Let me put it this way, if I ran the company and this happened on my watch I would have submitted to an official investigation while running my own in parallel. I would have made sure that evidence was protected and that decisions were made in a transparent manner, in order to protect the victim, witnesses and the company. If the evidence showed the women was raped, I would immediately dismiss those responsible and hand them over to US officials to be prosecuted in the United States for the offense. Anything else is a stupid, dangerous, and possibly criminal mistake.
Furthermore, the amount of legal loopholes that surround the contractors in Iraq is simply ridiculous, and some legal framework must be established in order to protect the employees.

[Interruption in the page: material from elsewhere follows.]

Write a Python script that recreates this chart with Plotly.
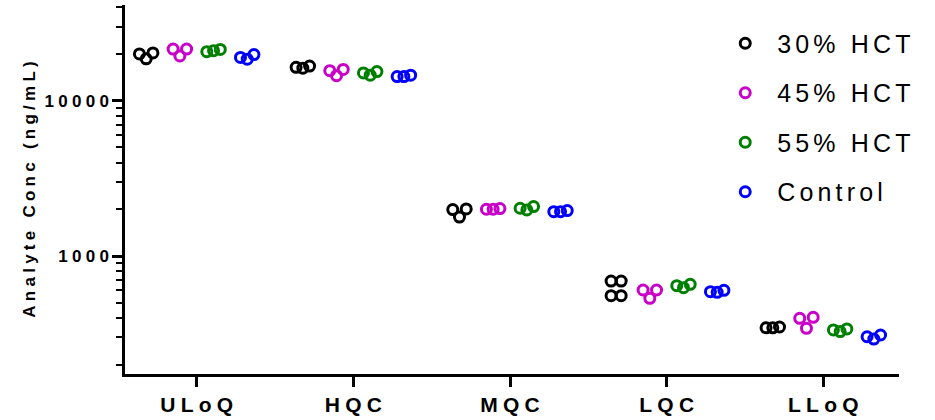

The fact that a women could have been gang-raped and yet the only way she can find justice is through is through the civil court system is utterly outrageous.
Which is the problem. They covered it up from the beginning. They had evidence, they have testimony, but they won't even launch an investigation. And all we can say is our hands are tied, because for some reason they don't seem to fall under any authority or oversight, other than their own (and not even that) which is in and of itself a problem we should be dealing with.
And for anyone else who wants to say she shouldn't have been there, I hope you really think about that comment, because she (as well as any other young woman there, some of whom have also been threatened) should be able to be there. Don't excuse the behavior, no matter what the situation, which is exactly what you're doing when you say they shouldn't be allowed to be in that situation. It was the fault of those who raped her, who should have been punished. Instead, to protect themselves, she was told to say nothing or be fired. Last I checked that was illegal, as well as being wrong, which it should be.
No, I'm not. I said that the scenario doesn't sound right to me given my experience living and working in the Middle East.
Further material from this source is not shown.